### Exercise aim
Skip the pictures. Transcribe the rest of the data below without changing a word.

### Data excerpt
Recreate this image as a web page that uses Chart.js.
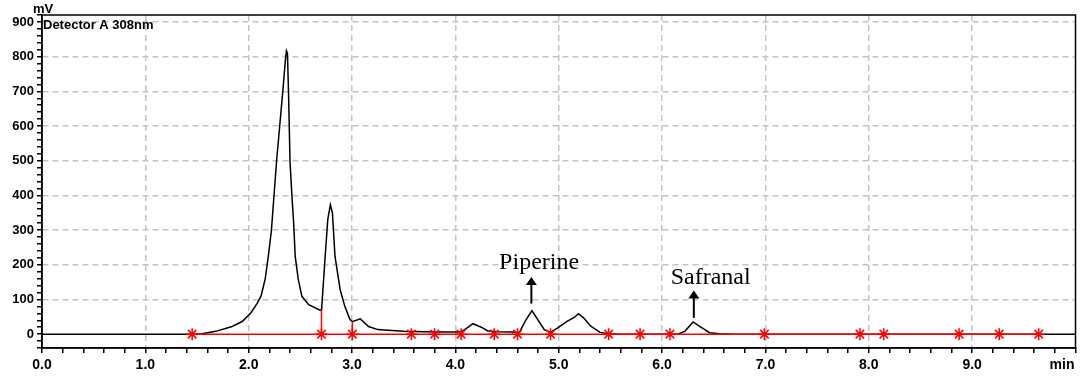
<!DOCTYPE html>
<html>
<head>
<meta charset="utf-8">
<script src="https://cdn.jsdelivr.net/npm/chart.js@4.4.0/dist/chart.umd.min.js"></script>
<style>
  body { margin: 0; background: #fff; }
  #wrap { width: 1083px; height: 376px; position: relative; }
</style>
</head>
<body>
<div id="wrap"><canvas id="grafico"></canvas></div>
<script>
const tempos = [0, 1.45, 1.55, 1.68, 1.84, 1.94, 2.02, 2.08, 2.12, 2.16, 2.19, 2.22, 2.245, 2.27, 2.30, 2.33, 2.355, 2.365, 2.375, 2.385, 2.40, 2.42, 2.435, 2.45, 2.48, 2.515, 2.58, 2.69, 2.705, 2.74, 2.765, 2.79, 2.81, 2.835, 2.885, 2.93, 2.98, 3.003, 3.08, 3.16, 3.25, 3.35, 3.5, 3.7, 3.9, 4.05, 4.10, 4.17, 4.25, 4.31, 4.40, 4.55, 4.62, 4.68, 4.74, 4.79, 4.86, 4.92, 4.99, 5.08, 5.15, 5.19, 5.24, 5.31, 5.40, 5.48, 5.6, 6.15, 6.22, 6.30, 6.36, 6.46, 6.55, 6.7, 10];
const sinal = [0, 0, 1, 8, 22, 37, 61, 88, 110, 160, 225, 300, 400, 500, 600, 700, 790, 817, 810, 700, 495, 390, 320, 224, 157, 109, 85, 69, 70, 224, 330, 373, 350, 224, 128, 80, 42, 36, 44, 22, 13, 11, 8, 7, 6, 6, 15, 30, 20, 10, 7, 6, 5, 40, 68, 45, 13, 5, 18, 37, 48, 59, 47, 23, 5, 1, 0, 0, 8, 35, 23, 4, 1, 0, 0];

// marcas de integração (asteriscos vermelhos) e linha de base
const marcasTempo = [1.453, 2.704, 3.003, 3.574, 3.799, 4.055, 4.376, 4.601, 4.921, 5.483, 5.787, 6.076, 6.99, 7.914, 8.145, 8.874, 9.262, 9.644];
const baseInicio = 1.45;
const baseFim = 9.644;
const quedasTempo = [2.704, 3.003];
const quedasAltura = [70, 36];

// picos identificados
const picoNomes = ['Piperine', 'Safranal'];
const picoTextoPos = [[4.81, 188], [6.47, 145]];
const picoSeta = [[4.735, 88, 165], [6.307, 47, 126]];

const cinza = '#c4c4c4';
const fonteEixo = '"Liberation Sans", Arial, sans-serif';
const inteiro = v => Math.abs(v - Math.round(v)) < 1e-6;

const extras = {
  id: 'extras',
  afterDatasetsDraw(chart) {
    const { ctx, chartArea: a, scales: { x, y } } = chart;
    ctx.save();
    ctx.strokeStyle = '#000';
    ctx.lineWidth = 1.5;
    ctx.strokeRect(a.left, a.top, a.right - a.left, a.bottom - a.top);

    ctx.fillStyle = '#000';
    ctx.textBaseline = 'middle';
    ctx.font = 'bold 13px ' + fonteEixo;
    ctx.fillText('Detector A 308nm', a.left + 1, a.top + 10);
    ctx.fillText('mV', a.left - 9, a.top - 6);
    ctx.textAlign = 'right';
    ctx.font = 'bold 14px ' + fonteEixo;
    ctx.fillText('min', a.right - 1, 365);

    ctx.textAlign = 'center';
    ctx.textBaseline = 'alphabetic';
    ctx.font = '24px "Liberation Serif", "Times New Roman", serif';
    picoNomes.forEach((nome, i) => {
      ctx.fillText(nome, x.getPixelForValue(picoTextoPos[i][0]), y.getPixelForValue(picoTextoPos[i][1]));
      const sx = x.getPixelForValue(picoSeta[i][0]);
      const y0 = y.getPixelForValue(picoSeta[i][1]);
      const y1 = y.getPixelForValue(picoSeta[i][2]);
      ctx.beginPath();
      ctx.lineWidth = 2;
      ctx.moveTo(sx, y0);
      ctx.lineTo(sx, y1 + 6);
      ctx.stroke();
      ctx.beginPath();
      ctx.moveTo(sx, y1);
      ctx.lineTo(sx - 5.5, y1 + 8);
      ctx.lineTo(sx + 5.5, y1 + 8);
      ctx.closePath();
      ctx.fill();
    });
    ctx.restore();
  }
};

const datasets = [
  {
    label: 'marcas',
    data: marcasTempo.map(t => ({ x: t, y: 0 })),
    pointStyle: 'star',
    pointRadius: 6,
    borderColor: '#ff0000',
    borderWidth: 1.5,
    showLine: false,
    order: 0
  },
  {
    label: 'linha base',
    data: [{ x: baseInicio, y: 0 }, { x: baseFim, y: 0 }],
    showLine: true,
    borderColor: '#ff0000',
    borderWidth: 1.5,
    pointRadius: 0,
    order: 1
  }
];
quedasTempo.forEach((t, i) => {
  datasets.push({
    label: 'queda ' + i,
    data: [{ x: t, y: 0 }, { x: t, y: quedasAltura[i] }],
    showLine: true,
    borderColor: '#ff0000',
    borderWidth: 1.5,
    pointRadius: 0,
    order: 2
  });
});
datasets.push({
  label: 'sinal',
  data: tempos.map((t, i) => ({ x: t, y: sinal[i] })),
  showLine: true,
  borderColor: '#000',
  borderWidth: 1.5,
  pointRadius: 0,
  tension: 0,
  order: 3
});

new Chart(document.getElementById('grafico'), {
  type: 'scatter',
  data: { datasets: datasets },
  options: {
    responsive: true,
    maintainAspectRatio: false,
    animation: false,
    layout: { padding: { top: 15, right: 2, left: 0, bottom: 0 } },
    plugins: {
      legend: { display: false },
      tooltip: { enabled: false }
    },
    scales: {
      x: {
        type: 'linear',
        min: 0,
        max: 10,
        afterFit: s => { s.height = 28; s.paddingLeft = 0; s.paddingRight = 0; },
        border: { color: '#000', width: 1.5, dash: [6, 4] },
        grid: {
          color: c => (c.tick && inteiro(c.tick.value) && c.tick.value > 0 && c.tick.value < 10) ? cinza : 'rgba(0,0,0,0)',
          tickColor: '#000',
          tickLength: 5,
          lineWidth: 1.5
        },
        ticks: {
          stepSize: 0.2,
          autoSkip: false,
          maxRotation: 0,
          minRotation: 0,
          padding: 4,
          color: '#000',
          font: { family: fonteEixo, size: 14, weight: 'bold' },
          callback: v => (inteiro(v) && v < 9.99) ? v.toFixed(1) : ''
        }
      },
      y: {
        min: -40,
        max: 920,
        afterFit: s => { s.width = 42; },
        border: { color: '#000', width: 1.5, dash: [6, 4] },
        grid: {
          color: c => (c.tick && c.tick.value > 0 && c.tick.value % 100 === 0) ? cinza : 'rgba(0,0,0,0)',
          tickColor: '#000',
          tickLength: 5,
          lineWidth: 1.5
        },
        ticks: {
          stepSize: 20,
          autoSkip: false,
          padding: 3,
          color: '#000',
          font: { family: fonteEixo, size: 13, weight: 'bold' },
          callback: v => (v >= 0 && v % 100 === 0) ? String(v) : ''
        }
      }
    }
  },
  plugins: [extras]
});
</script>
</body>
</html>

### Expected answer
Recreate this image as a web page that uses Chart.js.
<!DOCTYPE html>
<html>
<head>
<meta charset="utf-8">
<script src="https://cdn.jsdelivr.net/npm/chart.js@4.4.0/dist/chart.umd.min.js"></script>
<style>
  body { margin: 0; background: #fff; }
  #wrap { width: 1083px; height: 376px; position: relative; }
</style>
</head>
<body>
<div id="wrap"><canvas id="grafico"></canvas></div>
<script>
const tempos = [0, 1.45, 1.55, 1.68, 1.84, 1.94, 2.02, 2.08, 2.12, 2.16, 2.19, 2.22, 2.245, 2.27, 2.30, 2.33, 2.355, 2.365, 2.375, 2.385, 2.40, 2.42, 2.435, 2.45, 2.48, 2.515, 2.58, 2.69, 2.705, 2.74, 2.765, 2.79, 2.81, 2.835, 2.885, 2.93, 2.98, 3.003, 3.08, 3.16, 3.25, 3.35, 3.5, 3.7, 3.9, 4.05, 4.10, 4.17, 4.25, 4.31, 4.40, 4.55, 4.62, 4.68, 4.74, 4.79, 4.86, 4.92, 4.99, 5.08, 5.15, 5.19, 5.24, 5.31, 5.40, 5.48, 5.6, 6.15, 6.22, 6.30, 6.36, 6.46, 6.55, 6.7, 10];
const sinal = [0, 0, 1, 8, 22, 37, 61, 88, 110, 160, 225, 300, 400, 500, 600, 700, 790, 817, 810, 700, 495, 390, 320, 224, 157, 109, 85, 69, 70, 224, 330, 373, 350, 224, 128, 80, 42, 36, 44, 22, 13, 11, 8, 7, 6, 6, 15, 30, 20, 10, 7, 6, 5, 40, 68, 45, 13, 5, 18, 37, 48, 59, 47, 23, 5, 1, 0, 0, 8, 35, 23, 4, 1, 0, 0];

// marcas de integração (asteriscos vermelhos) e linha de base
const marcasTempo = [1.453, 2.704, 3.003, 3.574, 3.799, 4.055, 4.376, 4.601, 4.921, 5.483, 5.787, 6.076, 6.99, 7.914, 8.145, 8.874, 9.262, 9.644];
const baseInicio = 1.45;
const baseFim = 9.644;
const quedasTempo = [2.704, 3.003];
const quedasAltura = [70, 36];

// picos identificados
const picoNomes = ['Piperine', 'Safranal'];
const picoTextoPos = [[4.81, 188], [6.47, 145]];
const picoSeta = [[4.735, 88, 165], [6.307, 47, 126]];

const cinza = '#c4c4c4';
const fonteEixo = '"Liberation Sans", Arial, sans-serif';
const inteiro = v => Math.abs(v - Math.round(v)) < 1e-6;

const extras = {
  id: 'extras',
  afterDatasetsDraw(chart) {
    const { ctx, chartArea: a, scales: { x, y } } = chart;
    ctx.save();
    ctx.strokeStyle = '#000';
    ctx.lineWidth = 1.5;
    ctx.strokeRect(a.left, a.top, a.right - a.left, a.bottom - a.top);

    ctx.fillStyle = '#000';
    ctx.textBaseline = 'middle';
    ctx.font = 'bold 13px ' + fonteEixo;
    ctx.fillText('Detector A 308nm', a.left + 1, a.top + 10);
    ctx.fillText('mV', a.left - 9, a.top - 6);
    ctx.textAlign = 'right';
    ctx.font = 'bold 14px ' + fonteEixo;
    ctx.fillText('min', a.right - 1, 365);

    ctx.textAlign = 'center';
    ctx.textBaseline = 'alphabetic';
    ctx.font = '24px "Liberation Serif", "Times New Roman", serif';
    picoNomes.forEach((nome, i) => {
      ctx.fillText(nome, x.getPixelForValue(picoTextoPos[i][0]), y.getPixelForValue(picoTextoPos[i][1]));
      const sx = x.getPixelForValue(picoSeta[i][0]);
      const y0 = y.getPixelForValue(picoSeta[i][1]);
      const y1 = y.getPixelForValue(picoSeta[i][2]);
      ctx.beginPath();
      ctx.lineWidth = 2;
      ctx.moveTo(sx, y0);
      ctx.lineTo(sx, y1 + 6);
      ctx.stroke();
      ctx.beginPath();
      ctx.moveTo(sx, y1);
      ctx.lineTo(sx - 5.5, y1 + 8);
      ctx.lineTo(sx + 5.5, y1 + 8);
      ctx.closePath();
      ctx.fill();
    });
    ctx.restore();
  }
};

const datasets = [
  {
    label: 'marcas',
    data: marcasTempo.map(t => ({ x: t, y: 0 })),
    pointStyle: 'star',
    pointRadius: 6,
    borderColor: '#ff0000',
    borderWidth: 1.5,
    showLine: false,
    order: 0
  },
  {
    label: 'linha base',
    data: [{ x: baseInicio, y: 0 }, { x: baseFim, y: 0 }],
    showLine: true,
    borderColor: '#ff0000',
    borderWidth: 1.5,
    pointRadius: 0,
    order: 1
  }
];
quedasTempo.forEach((t, i) => {
  datasets.push({
    label: 'queda ' + i,
    data: [{ x: t, y: 0 }, { x: t, y: quedasAltura[i] }],
    showLine: true,
    borderColor: '#ff0000',
    borderWidth: 1.5,
    pointRadius: 0,
    order: 2
  });
});
datasets.push({
  label: 'sinal',
  data: tempos.map((t, i) => ({ x: t, y: sinal[i] })),
  showLine: true,
  borderColor: '#000',
  borderWidth: 1.5,
  pointRadius: 0,
  tension: 0,
  order: 3
});

new Chart(document.getElementById('grafico'), {
  type: 'scatter',
  data: { datasets: datasets },
  options: {
    responsive: true,
    maintainAspectRatio: false,
    animation: false,
    layout: { padding: { top: 15, right: 2, left: 0, bottom: 0 } },
    plugins: {
      legend: { display: false },
      tooltip: { enabled: false }
    },
    scales: {
      x: {
        type: 'linear',
        min: 0,
        max: 10,
        afterFit: s => { s.height = 28; s.paddingLeft = 0; s.paddingRight = 0; },
        border: { color: '#000', width: 1.5, dash: [6, 4] },
        grid: {
          color: c => (c.tick && inteiro(c.tick.value) && c.tick.value > 0 && c.tick.value < 10) ? cinza : 'rgba(0,0,0,0)',
          tickColor: '#000',
          tickLength: 5,
          lineWidth: 1.5
        },
        ticks: {
          stepSize: 0.2,
          autoSkip: false,
          maxRotation: 0,
          minRotation: 0,
          padding: 4,
          color: '#000',
          font: { family: fonteEixo, size: 14, weight: 'bold' },
          callback: v => (inteiro(v) && v < 9.99) ? v.toFixed(1) : ''
        }
      },
      y: {
        min: -40,
        max: 920,
        afterFit: s => { s.width = 42; },
        border: { color: '#000', width: 1.5, dash: [6, 4] },
        grid: {
          color: c => (c.tick && c.tick.value > 0 && c.tick.value % 100 === 0) ? cinza : 'rgba(0,0,0,0)',
          tickColor: '#000',
          tickLength: 5,
          lineWidth: 1.5
        },
        ticks: {
          stepSize: 20,
          autoSkip: false,
          padding: 3,
          color: '#000',
          font: { family: fonteEixo, size: 13, weight: 'bold' },
          callback: v => (v >= 0 && v % 100 === 0) ? String(v) : ''
        }
      }
    }
  },
  plugins: [extras]
});
</script>
</body>
</html>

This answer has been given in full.